Sur le papier, nous avons :
- L'histoire qui débute en France où l'extrême droite gagne aux élections. Dans la ville, c'est l'émeute générale. De là fuit une bande de jeunes racailles qui passent la nuit dans une auberge à la frontière. Auberge occupée par une famille dégénérée de rednecks, dont le patriarche est un nazi, qui vont les éliminer. Le film inclut des scènes de boucheries, du survival, du sadisme, de la torture, de la violence, etc... Pour résumer, ça raconte une bande de jeunes poursuivis et massacrés par des méchants sadiques, ces jeunes étant des gens de la ville, les méchants sadiques étant des bouseux pas sains psychologiquement et qui ne sont jamais sortis de leur trous. Le postulat de départ est basique, ça fait même penser à Massacre à la tronçonneuse comme des centaines de films influencés par ce dernier. Ceci n'est pas des plus étonnants et des plus handicapants au vu des intentions de départ.

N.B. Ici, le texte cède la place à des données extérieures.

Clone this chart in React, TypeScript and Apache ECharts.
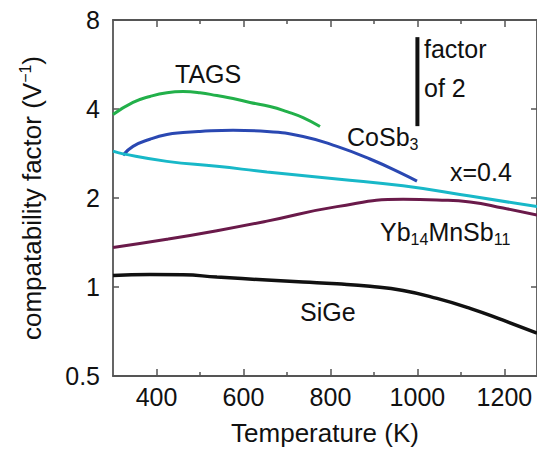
import React, { useEffect, useRef } from "react";
import * as echarts from "echarts";

const tagsT = [300, 346, 385, 424, 461, 500, 539, 576, 615, 661, 700, 737, 776];
const tagsV = [3.83, 4.21, 4.41, 4.54, 4.58, 4.54, 4.44, 4.34, 4.21, 4.08, 3.92, 3.74, 3.49];

const cosbT = [323, 346, 385, 424, 461, 500, 576, 654, 737, 815, 891, 967, 999];
const cosbV = [2.79, 2.99, 3.16, 3.28, 3.33, 3.36, 3.39, 3.36, 3.23, 2.99, 2.71, 2.41, 2.28];

const x04T = [300, 323, 424, 539, 654, 815, 967, 1121, 1275];
const x04V = [2.88, 2.82, 2.66, 2.56, 2.45, 2.32, 2.2, 2.03, 1.87];

const ybT = [300, 424, 539, 654, 815, 967, 1045, 1121, 1197, 1275];
const ybV = [1.36, 1.45, 1.55, 1.67, 1.87, 1.98, 1.97, 1.94, 1.85, 1.75];

const sigeT = [300, 385, 461, 539, 654, 737, 815, 891, 967, 1045, 1121, 1197, 1275];
const sigeV = [1.094, 1.102, 1.1, 1.08, 1.056, 1.04, 1.025, 1.005, 0.973, 0.915, 0.847, 0.772, 0.698];

const factorT = [1000, 1000];
const factorV = [3.5, 7.0];

const xMajorTicks = [400, 600, 800, 1000, 1200];
const xMinorTicks = [500, 700, 900, 1100];

const pairs = (xs: number[], ys: number[]) => xs.map((x, i) => [x, ys[i]]);

const FONT = "Liberation Sans";
const AXIS_COLOR = "#555";

export default function App() {
  const ref = useRef<HTMLDivElement>(null);
  useEffect(() => {
    if (!ref.current) return;
    const chart = echarts.init(ref.current, undefined, { renderer: "svg" });
    const baseX = {
      type: "value" as const,
      min: 300,
      max: 1275,
      gridIndex: 0,
      splitLine: { show: false },
    };
    const baseY = {
      type: "log" as const,
      logBase: 2,
      min: 0.5,
      max: 8,
      gridIndex: 0,
      splitLine: { show: false },
    };
    const axisLine = (show: boolean) => ({ show, onZero: false, lineStyle: { color: AXIS_COLOR, width: 1.8 } });
    const tickStyle = { color: AXIS_COLOR, width: 1.5 };
    const lineStyle = (color: string, width = 3) => ({ color, width });
    const textEl = (text: string, x: number, y: number, rich?: any) => ({
      type: "text",
      x,
      y,
      style: {
        text,
        fontFamily: FONT,
        fontSize: 25,
        fill: "#111",
        verticalAlign: "middle",
        rich,
      },
    });
    const subRich = {
      a: { fontFamily: FONT, fontSize: 25, lineHeight: 30, verticalAlign: "middle", fill: "#111" },
      s: { fontFamily: FONT, fontSize: 16, lineHeight: 8, verticalAlign: "bottom", fill: "#111" },
    };
    chart.setOption({
      animation: false,
      backgroundColor: "#fff",
      grid: { left: 113, top: 20, width: 424, height: 358, show: false },
      xAxis: [
        {
          ...baseX,
          position: "bottom",
          axisLine: axisLine(true),
          axisTick: { show: true, inside: true, length: 7, customValues: xMajorTicks, lineStyle: tickStyle },
          axisLabel: { show: true, customValues: xMajorTicks, formatter: (v: number) => String(v), fontFamily: FONT, fontSize: 25, color: "#111", margin: 8 },
          name: "Temperature (K)",
          nameLocation: "middle",
          nameGap: 44,
          nameTextStyle: { fontFamily: FONT, fontSize: 26, color: "#111" },
        },
        {
          ...baseX,
          position: "bottom",
          axisLine: axisLine(false),
          axisTick: { show: true, inside: true, length: 4, customValues: xMinorTicks, lineStyle: tickStyle },
          axisLabel: { show: false },
        },
        {
          ...baseX,
          position: "top",
          axisLine: axisLine(true),
          axisTick: { show: true, inside: true, length: 7, customValues: xMajorTicks, lineStyle: tickStyle },
          axisLabel: { show: false },
        },
        {
          ...baseX,
          position: "top",
          axisLine: axisLine(false),
          axisTick: { show: true, inside: true, length: 4, customValues: xMinorTicks, lineStyle: tickStyle },
          axisLabel: { show: false },
        },
      ],
      yAxis: [
        {
          ...baseY,
          position: "left",
          axisLine: axisLine(true),
          axisTick: { show: true, inside: true, length: 6, lineStyle: tickStyle },
          axisLabel: { show: true, fontFamily: FONT, fontSize: 25, color: "#111", margin: 13 },
          name: "{a|compatability factor (V}{s|−1}{a|)}",
          nameLocation: "middle",
          nameGap: 66,
          nameTextStyle: {
            fontFamily: FONT,
            fontSize: 26,
            color: "#111",
            rich: {
              a: { fontFamily: FONT, fontSize: 26, lineHeight: 30, verticalAlign: "middle", color: "#111" },
              s: { fontFamily: FONT, fontSize: 16, lineHeight: 26, verticalAlign: "top", color: "#111" },
            },
          },
        },
        {
          ...baseY,
          position: "right",
          axisLine: axisLine(true),
          axisTick: { show: true, inside: true, length: 6, lineStyle: tickStyle },
          axisLabel: { show: false },
        },
      ],
      series: [
        { name: "TAGS", type: "line", smooth: true, showSymbol: false, data: pairs(tagsT, tagsV), lineStyle: lineStyle("#22b04a") },
        { name: "CoSb3", type: "line", smooth: true, showSymbol: false, data: pairs(cosbT, cosbV), lineStyle: lineStyle("#2a48b2") },
        { name: "x=0.4", type: "line", smooth: true, showSymbol: false, data: pairs(x04T, x04V), lineStyle: lineStyle("#18b8c8") },
        { name: "Yb14MnSb11", type: "line", smooth: true, showSymbol: false, data: pairs(ybT, ybV), lineStyle: lineStyle("#6a1a4a") },
        { name: "SiGe", type: "line", smooth: true, showSymbol: false, data: pairs(sigeT, sigeV), lineStyle: lineStyle("#111", 3.5) },
        { name: "factor of 2", type: "line", showSymbol: false, data: pairs(factorT, factorV), lineStyle: lineStyle("#111", 4) },
      ],
      graphic: [
        textEl("TAGS", 175, 74),
        textEl("{a|CoSb}{s|3}", 347, 137, subRich),
        textEl("x=0.4", 450, 172),
        textEl("{a|Yb}{s|14}{a|MnSb}{s|11}", 380, 232, subRich),
        textEl("SiGe", 300, 312),
        textEl("factor", 424, 49),
        textEl("of 2", 424, 88),
      ],
    });
    return () => chart.dispose();
  }, []);
  return <div ref={ref} style={{ position: "absolute", left: 0, top: 0, width: 537, height: 451 }} />;
}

- La volonté de faire un film d'exploitation, trash et gore. De l'hémoglobine, de la crasse et un esprit sans concession et frontal comme on en faisait à l'époque du cinéma d'horreur des années 70. Il y a même de l'hommage car l'acteur qui joue le nazi ressemble fortement à Howard Vernon. Je pense aussi que le film veuille faire référence à Massacre à la tronçonneuse. Le but est donc bien de faire plaisir au spectateur, de faire du bis sans limite. Et cette outrance sera diverse. Aussi bien bour les personnages, dont un qui survit malgré tous les coups qu'il prend, à savoir un coup de fusil, un accident de voiture, une hache sur la tête et pour finir accroché la tête en bas encore vivant, que pour les différentes techniques visant à faire souffrir et/ou tuer. Parmi celles-ci on y trouvera par exemples une scie circulaire, des tendons d'Achille coupés, un personnage fondu, une explosion et même une plongée dans une mare de merde.

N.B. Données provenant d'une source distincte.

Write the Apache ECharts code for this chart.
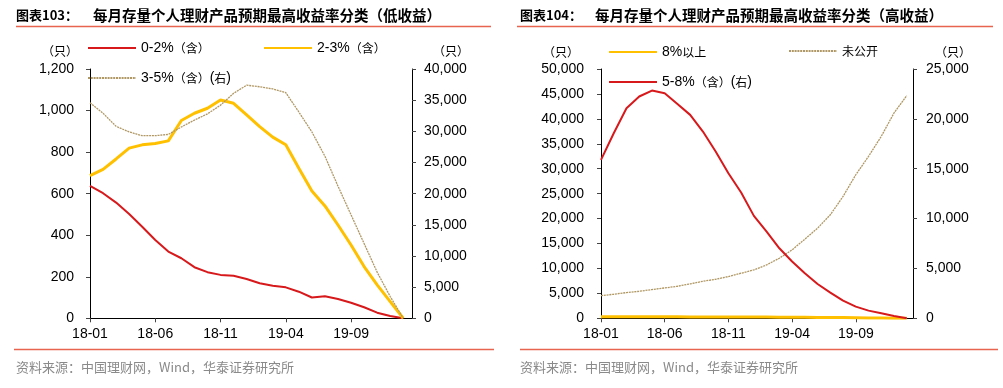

- Un cadre politique dans l'actualité et même que ça veut faire passer un message. Cela peut être intéressant de savoir ce que le film dit, le cinéma de genre étant généralement fait en masse, il est plus représentatif de l'état d'une époque donné dans un lieu donné qu'un film d'auteur qui sera très personnel. Mais je crains que le film veuille se la jouer auteur, ce qui est plutôt contradictoire avec le cinéma de genre, et risque d'en souffrir si ce n'est pas bien maîtrisé, donnant une oeuvre bancale.

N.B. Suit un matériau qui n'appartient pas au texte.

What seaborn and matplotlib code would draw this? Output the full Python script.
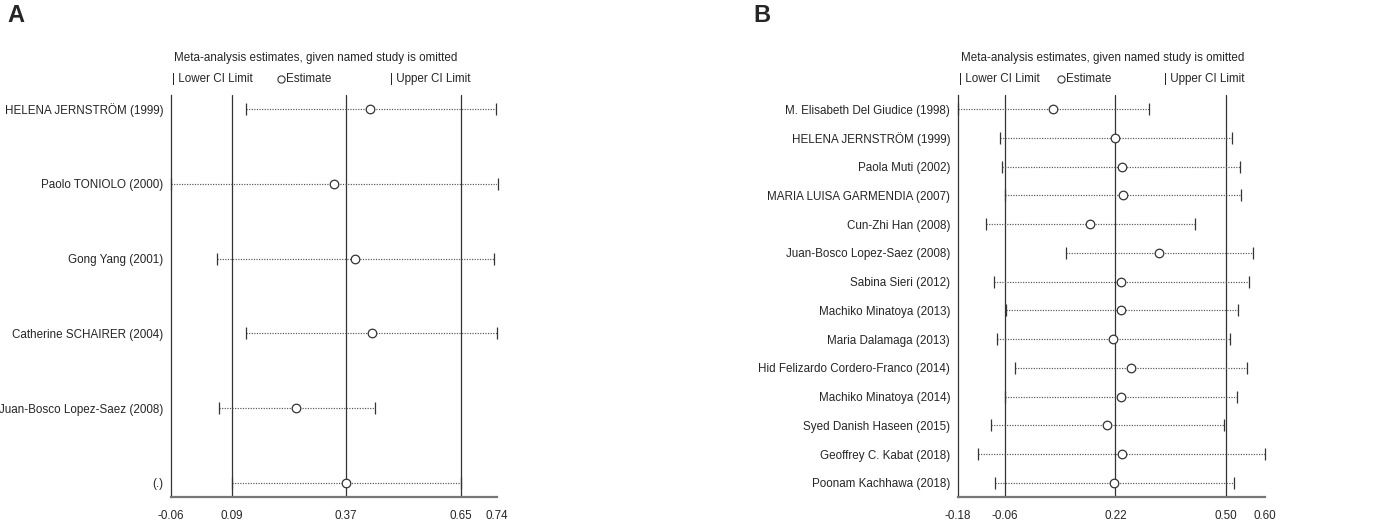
import numpy as np
import pandas as pd
import matplotlib
matplotlib.use('Agg')
import matplotlib.pyplot as plt
import seaborn as sns
from matplotlib import font_manager

# panel A
studies_a = ['HELENA JERNSTRÖM (1999)', 'Paolo TONIOLO (2000)', 'Gong Yang (2001)',
             'Catherine SCHAIRER (2004)', 'Juan-Bosco Lopez-Saez (2008)', '(.)']
est_a = [0.429, 0.339, 0.392, 0.432, 0.248, 0.37]
lo_a = [0.124, -0.06, 0.054, 0.125, 0.058, 0.09]
hi_a = [0.737, 0.742, 0.733, 0.74, 0.44, 0.65]
overall_a = [0.09, 0.37, 0.65]
ticks_a = [-0.06, 0.09, 0.37, 0.65, 0.74]

# panel B
studies_b = ['M. Elisabeth Del Giudice (1998)', 'HELENA JERNSTRÖM (1999)', 'Paola Muti (2002)',
             'MARIA LUISA GARMENDIA (2007)', 'Cun-Zhi Han (2008)', 'Juan-Bosco Lopez-Saez (2008)',
             'Sabina Sieri (2012)', 'Machiko Minatoya (2013)', 'Maria Dalamaga (2013)',
             'Hid Felizardo Cordero-Franco (2014)', 'Machiko Minatoya (2014)',
             'Syed Danish Haseen (2015)', 'Geoffrey C. Kabat (2018)', 'Poonam Kachhawa (2018)']
est_b = [0.061, 0.220, 0.236, 0.239, 0.156, 0.330, 0.234, 0.235, 0.215, 0.260, 0.234, 0.198, 0.236, 0.217]
lo_b = [-0.18, -0.074, -0.068, -0.059, -0.109, 0.094, -0.089, -0.058, -0.080, -0.035, -0.059, -0.096, -0.128, -0.086]
hi_b = [0.304, 0.515, 0.536, 0.538, 0.423, 0.568, 0.558, 0.530, 0.510, 0.554, 0.527, 0.496, 0.600, 0.520]
overall_b = [-0.06, 0.22, 0.50]
ticks_b = [-0.18, -0.06, 0.22, 0.50, 0.60]

sns.set_style('white')
names = {f.name for f in font_manager.fontManager.ttflist}
if 'Liberation Sans Narrow' in names:
    base_font, fs = 'Liberation Sans Narrow', 10.0
else:
    base_font, fs = 'Liberation Sans', 8.35
plt.rcParams['font.family'] = [base_font, 'DejaVu Sans']

line_col = '#333333'
dot_col = '#555555'


def plotInfluence(ax, studies, est, lo, hi, overall, ticks):
    df = pd.DataFrame({'study': studies, 'est': est, 'lo': lo, 'hi': hi})
    df['pos'] = np.arange(len(df))
    for v in overall:
        ax.axvline(v, color=line_col, lw=0.9, zorder=1)
    ax.hlines(df['pos'], df['lo'], df['hi'], colors=dot_col, linestyles=(0, (1, 1.2)), lw=0.85, zorder=2)
    sns.scatterplot(data=df, x='lo', y='pos', marker='|', s=64, color=line_col, linewidth=0.9, ax=ax,
                    zorder=3, clip_on=False)
    sns.scatterplot(data=df, x='hi', y='pos', marker='|', s=64, color=line_col, linewidth=0.9, ax=ax,
                    zorder=3, clip_on=False)
    sns.scatterplot(data=df, x='est', y='pos', marker='o', s=38, facecolor='white', edgecolor=line_col,
                    linewidth=0.9, ax=ax, zorder=4)
    n = len(df)
    # keep about 14 px between the outer rows and the plot edges
    rows_px = 402.0 - 28.0
    m = 14.0 / (rows_px / (n - 1))
    ax.set_ylim(n - 1 + m, -m)
    ax.set_xlim(ticks[0], ticks[-1])
    ax.set_xticks(ticks)
    ax.set_xticklabels(['%.2f' % t for t in ticks], fontsize=fs)
    ax.set_yticks(df['pos'])
    ax.set_yticklabels(df['study'], fontsize=fs)
    ax.set_xlabel('')
    ax.set_ylabel('')
    ax.tick_params(axis='y', length=0, pad=5.5)
    ax.tick_params(axis='x', length=6.5, width=0.9, color=line_col, pad=3)
    ax.spines['top'].set_visible(False)
    ax.spines['right'].set_visible(False)
    ax.spines['left'].set_color(line_col)
    ax.spines['left'].set_linewidth(0.9)
    ax.spines['bottom'].set_color('#777777')
    ax.spines['bottom'].set_linewidth(1.6)
    ax.text(0.01, 1.092, 'Meta-analysis estimates, given named study is omitted',
            transform=ax.transAxes, fontsize=fs, va='center', ha='left')
    ax.text(0.005, 1.040, '| Lower CI Limit', transform=ax.transAxes, fontsize=fs, va='center', ha='left')
    ax.plot([0.337], [1.040], marker='o', ms=5.2, mfc='none', mec=line_col, mew=0.8,
            transform=ax.transAxes, clip_on=False)
    ax.text(0.352, 1.040, 'Estimate', transform=ax.transAxes, fontsize=fs, va='center', ha='left')
    ax.text(0.67, 1.040, '| Upper CI Limit', transform=ax.transAxes, fontsize=fs, va='center', ha='left')


fig = plt.figure(figsize=(14, 5.22), dpi=100)
ax1 = fig.add_axes([170.7 / 1400, 1 - 497 / 522, (497.3 - 170.7) / 1400, 402 / 522])
ax2 = fig.add_axes([957.7 / 1400, 1 - 497 / 522, (1265.3 - 957.7) / 1400, 402 / 522])
plotInfluence(ax1, studies_a, est_a, lo_a, hi_a, overall_a, ticks_a)
plotInfluence(ax2, studies_b, est_b, lo_b, hi_b, overall_b, ticks_b)
fig.text(7 / 1400, 1 - 15.5 / 522, 'A', fontsize=17, fontweight='bold', family='Liberation Sans', va='center')
fig.text(753 / 1400, 1 - 15.5 / 522, 'B', fontsize=17, fontweight='bold', family='Liberation Sans', va='center')
plt.savefig('out.png', dpi=100)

A voir le film, nous avons :
- Tout d'abord des acteurs pas crédibles. A commencer par les racailles dont les dialogues consistent à 50 % de vulgarité, 50 % de banalité. Dans le cas présent, cela répond à la volonté de faire quelque chose d'outrancier. Ces dialogues ne font avancer en rien l'histoire, elles sont là pour faire jubiler le spectateur assistant à un concours de bites. Pour les bourreaux, les beuglements de Samuel Le Bihan sont forcés, tout comme la putasserie d'Estelle Lefébure et les autres caractéristiques de tout le monde. Les acteurs sont en roue libre, tout est appuyé, surligné, encadré et exposé. Mais on n'y croit pas une seconde, on voit que c'est joué, artificiel, pré-fabriqué et le résultat donne un décalage grossier.
- Des moments vraiment explicites avec beaucoup beaucoup de sang et beaucoup beaucoup de torture. Paradoxalement, la seule scène de sexe est très pudique. Elle consiste à une bataille de polochons avec des garçons pas moins habillés que dans le reste du film, et des filles qui gardent leurs soutiens-gorges et leurs jeans. Très curieux dans un film qui se veut extrême, cela crée également un décalage fort.
- Un environnement de base pour tout amateur de films d'horreur. L'histoire se passe de nuit, dans une baraque paumé dans la campagne. De plus, le cadre crasseux et l'esthétique de la saleté rappellent Massacre à la tronçonneuse. L'imagerie bien connue est présente, le sous-genre bien illustré.
- Un message politique qui consiste à dire que l'extrême droite est semblable à des nazis bourreaux. J'ai du mal à développer ce point-là vu comme cela parait si basique dans le film. Ce message apparait comme un dernier acte dans une fin ouverte mais qui ne va pas plus loin que ça. C'est vraiment basique, carrément crétin et pas réfléchi.
Après tout, la seule véritable originalité de ce film est cette façon constante de sur-appuyer chaque détail, éloignant toute notion de subtilité du métrage. Le scénario classique, ses rebondissements habituels et l'univers sont du déjà vu et revu. Reste à savoir dans quel esprit a-t-il été fait. Considérer un film à travers la volonté du réalisateur qui y transparait est un des meilleurs moyens de le critiquer, il sera perçu différemment en fonction de l'ambition, du sérieux et d'autres caractéristiques subjectives propres au créateur.
Tout compte fait, c'est un film qui, entre les mains de la Troma aurait été une joyeuse bisserie outrancière volontairement Z, reprenant les ingrédients ratés et autres crétineries de mauvais films de genre pour les tourner en dérision. Une parodie qui donnerait un bon film.
Mais ça aurait aussi pu être pour une boîte ritale fauchée et Bruno Mattéi avec ses personnages idiots et son excès de connerie. Et à vouloir surfer sur le succès de Massacre à la tronçonneuse, un bon plagiat des familles ne serait pas de refus. De même qu'un amateurisme apparent et un je-m'en-foutisme feraient jubiler le spectateur devant un nanar.
Malheureusement, c'est fait au premier degré, peut être son unique défaut finalement, et c'est un sacré navet. Il y a quand même du fric à l'écran, sinon il y aurait pu y avoir le logo d'Eurociné, la boîte française cheap qui pensait réellement faire un film terrifiant avec Le lac des morts-vivants, que ça ne choquerait pas. Et je dis que ça me rappelle Eurociné, une boîte française, mais ça fait plus fortement penser à la sous-culture américaine avec un énième sous-Massacre à la tronçonneuse. Nous sommes en 2007 et ça veut nous faire réellement peur, avec des rednecks en France, non mais sans déconner...
Du cinéma de geek de 15 ans qui a le kiki tout dur.